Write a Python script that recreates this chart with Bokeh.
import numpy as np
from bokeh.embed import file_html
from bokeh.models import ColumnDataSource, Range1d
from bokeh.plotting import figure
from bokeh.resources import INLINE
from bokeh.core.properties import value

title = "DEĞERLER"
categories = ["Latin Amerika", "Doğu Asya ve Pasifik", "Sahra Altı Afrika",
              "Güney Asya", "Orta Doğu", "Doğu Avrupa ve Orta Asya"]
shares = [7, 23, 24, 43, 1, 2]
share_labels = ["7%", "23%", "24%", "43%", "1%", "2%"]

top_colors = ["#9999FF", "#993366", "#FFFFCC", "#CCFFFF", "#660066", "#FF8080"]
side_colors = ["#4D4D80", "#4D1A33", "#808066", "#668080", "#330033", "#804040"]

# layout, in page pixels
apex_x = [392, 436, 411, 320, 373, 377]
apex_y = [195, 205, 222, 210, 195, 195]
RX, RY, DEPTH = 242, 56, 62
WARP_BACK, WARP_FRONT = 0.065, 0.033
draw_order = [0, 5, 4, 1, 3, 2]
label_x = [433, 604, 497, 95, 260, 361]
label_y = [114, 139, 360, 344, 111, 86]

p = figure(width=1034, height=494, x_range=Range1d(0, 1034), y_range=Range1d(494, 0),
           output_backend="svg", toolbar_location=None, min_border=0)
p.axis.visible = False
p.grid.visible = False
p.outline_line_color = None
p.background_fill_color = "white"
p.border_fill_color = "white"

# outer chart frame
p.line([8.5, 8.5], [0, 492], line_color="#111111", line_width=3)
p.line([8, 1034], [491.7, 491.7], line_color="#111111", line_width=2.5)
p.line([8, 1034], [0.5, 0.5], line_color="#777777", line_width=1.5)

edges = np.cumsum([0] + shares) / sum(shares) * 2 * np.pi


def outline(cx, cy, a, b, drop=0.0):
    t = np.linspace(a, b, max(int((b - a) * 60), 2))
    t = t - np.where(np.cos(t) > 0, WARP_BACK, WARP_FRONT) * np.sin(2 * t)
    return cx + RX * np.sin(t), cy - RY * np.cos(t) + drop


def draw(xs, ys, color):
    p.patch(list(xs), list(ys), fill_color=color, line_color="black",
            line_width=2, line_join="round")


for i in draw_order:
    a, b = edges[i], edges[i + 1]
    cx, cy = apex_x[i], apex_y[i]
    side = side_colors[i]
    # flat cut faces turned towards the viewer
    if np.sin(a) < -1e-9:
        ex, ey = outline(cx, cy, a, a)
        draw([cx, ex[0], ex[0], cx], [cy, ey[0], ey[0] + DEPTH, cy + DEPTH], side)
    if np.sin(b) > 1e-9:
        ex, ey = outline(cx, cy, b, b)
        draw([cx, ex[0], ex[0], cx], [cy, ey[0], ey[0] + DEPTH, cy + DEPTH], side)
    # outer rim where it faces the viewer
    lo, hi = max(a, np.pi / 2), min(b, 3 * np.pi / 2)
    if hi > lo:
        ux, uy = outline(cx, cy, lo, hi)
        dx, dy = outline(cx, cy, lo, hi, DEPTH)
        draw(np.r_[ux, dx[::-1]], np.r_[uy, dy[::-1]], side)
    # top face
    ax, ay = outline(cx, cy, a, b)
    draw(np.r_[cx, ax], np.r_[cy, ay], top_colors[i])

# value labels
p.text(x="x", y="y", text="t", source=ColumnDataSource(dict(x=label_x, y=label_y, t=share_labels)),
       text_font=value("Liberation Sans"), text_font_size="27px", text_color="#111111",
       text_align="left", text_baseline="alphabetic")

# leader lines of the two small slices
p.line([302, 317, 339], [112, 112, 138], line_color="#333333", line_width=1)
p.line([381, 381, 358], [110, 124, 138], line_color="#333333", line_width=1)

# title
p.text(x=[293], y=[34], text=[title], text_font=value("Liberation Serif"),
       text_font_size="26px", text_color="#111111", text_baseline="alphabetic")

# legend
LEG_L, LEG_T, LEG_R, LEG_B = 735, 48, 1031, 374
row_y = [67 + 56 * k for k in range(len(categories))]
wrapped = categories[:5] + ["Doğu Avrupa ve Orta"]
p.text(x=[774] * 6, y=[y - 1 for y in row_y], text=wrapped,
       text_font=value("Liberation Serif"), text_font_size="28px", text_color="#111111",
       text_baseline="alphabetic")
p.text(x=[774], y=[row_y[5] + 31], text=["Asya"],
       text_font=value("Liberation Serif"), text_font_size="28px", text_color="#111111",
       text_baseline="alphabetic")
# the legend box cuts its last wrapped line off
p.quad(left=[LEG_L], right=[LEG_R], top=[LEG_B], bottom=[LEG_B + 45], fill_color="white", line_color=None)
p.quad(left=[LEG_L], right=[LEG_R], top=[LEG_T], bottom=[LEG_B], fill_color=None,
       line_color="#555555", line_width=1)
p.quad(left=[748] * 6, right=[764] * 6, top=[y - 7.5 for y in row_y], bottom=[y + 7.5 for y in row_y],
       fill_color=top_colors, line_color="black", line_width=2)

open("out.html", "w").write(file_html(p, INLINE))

> _Aim_
Repeat every line of the material exactly as given.

> _Full response_
Write a Python script that recreates this chart with Bokeh.
import numpy as np
from bokeh.embed import file_html
from bokeh.models import ColumnDataSource, Range1d
from bokeh.plotting import figure
from bokeh.resources import INLINE
from bokeh.core.properties import value

title = "DEĞERLER"
categories = ["Latin Amerika", "Doğu Asya ve Pasifik", "Sahra Altı Afrika",
              "Güney Asya", "Orta Doğu", "Doğu Avrupa ve Orta Asya"]
shares = [7, 23, 24, 43, 1, 2]
share_labels = ["7%", "23%", "24%", "43%", "1%", "2%"]

top_colors = ["#9999FF", "#993366", "#FFFFCC", "#CCFFFF", "#660066", "#FF8080"]
side_colors = ["#4D4D80", "#4D1A33", "#808066", "#668080", "#330033", "#804040"]

# layout, in page pixels
apex_x = [392, 436, 411, 320, 373, 377]
apex_y = [195, 205, 222, 210, 195, 195]
RX, RY, DEPTH = 242, 56, 62
WARP_BACK, WARP_FRONT = 0.065, 0.033
draw_order = [0, 5, 4, 1, 3, 2]
label_x = [433, 604, 497, 95, 260, 361]
label_y = [114, 139, 360, 344, 111, 86]

p = figure(width=1034, height=494, x_range=Range1d(0, 1034), y_range=Range1d(494, 0),
           output_backend="svg", toolbar_location=None, min_border=0)
p.axis.visible = False
p.grid.visible = False
p.outline_line_color = None
p.background_fill_color = "white"
p.border_fill_color = "white"

# outer chart frame
p.line([8.5, 8.5], [0, 492], line_color="#111111", line_width=3)
p.line([8, 1034], [491.7, 491.7], line_color="#111111", line_width=2.5)
p.line([8, 1034], [0.5, 0.5], line_color="#777777", line_width=1.5)

edges = np.cumsum([0] + shares) / sum(shares) * 2 * np.pi


def outline(cx, cy, a, b, drop=0.0):
    t = np.linspace(a, b, max(int((b - a) * 60), 2))
    t = t - np.where(np.cos(t) > 0, WARP_BACK, WARP_FRONT) * np.sin(2 * t)
    return cx + RX * np.sin(t), cy - RY * np.cos(t) + drop


def draw(xs, ys, color):
    p.patch(list(xs), list(ys), fill_color=color, line_color="black",
            line_width=2, line_join="round")


for i in draw_order:
    a, b = edges[i], edges[i + 1]
    cx, cy = apex_x[i], apex_y[i]
    side = side_colors[i]
    # flat cut faces turned towards the viewer
    if np.sin(a) < -1e-9:
        ex, ey = outline(cx, cy, a, a)
        draw([cx, ex[0], ex[0], cx], [cy, ey[0], ey[0] + DEPTH, cy + DEPTH], side)
    if np.sin(b) > 1e-9:
        ex, ey = outline(cx, cy, b, b)
        draw([cx, ex[0], ex[0], cx], [cy, ey[0], ey[0] + DEPTH, cy + DEPTH], side)
    # outer rim where it faces the viewer
    lo, hi = max(a, np.pi / 2), min(b, 3 * np.pi / 2)
    if hi > lo:
        ux, uy = outline(cx, cy, lo, hi)
        dx, dy = outline(cx, cy, lo, hi, DEPTH)
        draw(np.r_[ux, dx[::-1]], np.r_[uy, dy[::-1]], side)
    # top face
    ax, ay = outline(cx, cy, a, b)
    draw(np.r_[cx, ax], np.r_[cy, ay], top_colors[i])

# value labels
p.text(x="x", y="y", text="t", source=ColumnDataSource(dict(x=label_x, y=label_y, t=share_labels)),
       text_font=value("Liberation Sans"), text_font_size="27px", text_color="#111111",
       text_align="left", text_baseline="alphabetic")

# leader lines of the two small slices
p.line([302, 317, 339], [112, 112, 138], line_color="#333333", line_width=1)
p.line([381, 381, 358], [110, 124, 138], line_color="#333333", line_width=1)

# title
p.text(x=[293], y=[34], text=[title], text_font=value("Liberation Serif"),
       text_font_size="26px", text_color="#111111", text_baseline="alphabetic")

# legend
LEG_L, LEG_T, LEG_R, LEG_B = 735, 48, 1031, 374
row_y = [67 + 56 * k for k in range(len(categories))]
wrapped = categories[:5] + ["Doğu Avrupa ve Orta"]
p.text(x=[774] * 6, y=[y - 1 for y in row_y], text=wrapped,
       text_font=value("Liberation Serif"), text_font_size="28px", text_color="#111111",
       text_baseline="alphabetic")
p.text(x=[774], y=[row_y[5] + 31], text=["Asya"],
       text_font=value("Liberation Serif"), text_font_size="28px", text_color="#111111",
       text_baseline="alphabetic")
# the legend box cuts its last wrapped line off
p.quad(left=[LEG_L], right=[LEG_R], top=[LEG_B], bottom=[LEG_B + 45], fill_color="white", line_color=None)
p.quad(left=[LEG_L], right=[LEG_R], top=[LEG_T], bottom=[LEG_B], fill_color=None,
       line_color="#555555", line_width=1)
p.quad(left=[748] * 6, right=[764] * 6, top=[y - 7.5 for y in row_y], bottom=[y + 7.5 for y in row_y],
       fill_color=top_colors, line_color="black", line_width=2)

open("out.html", "w").write(file_html(p, INLINE))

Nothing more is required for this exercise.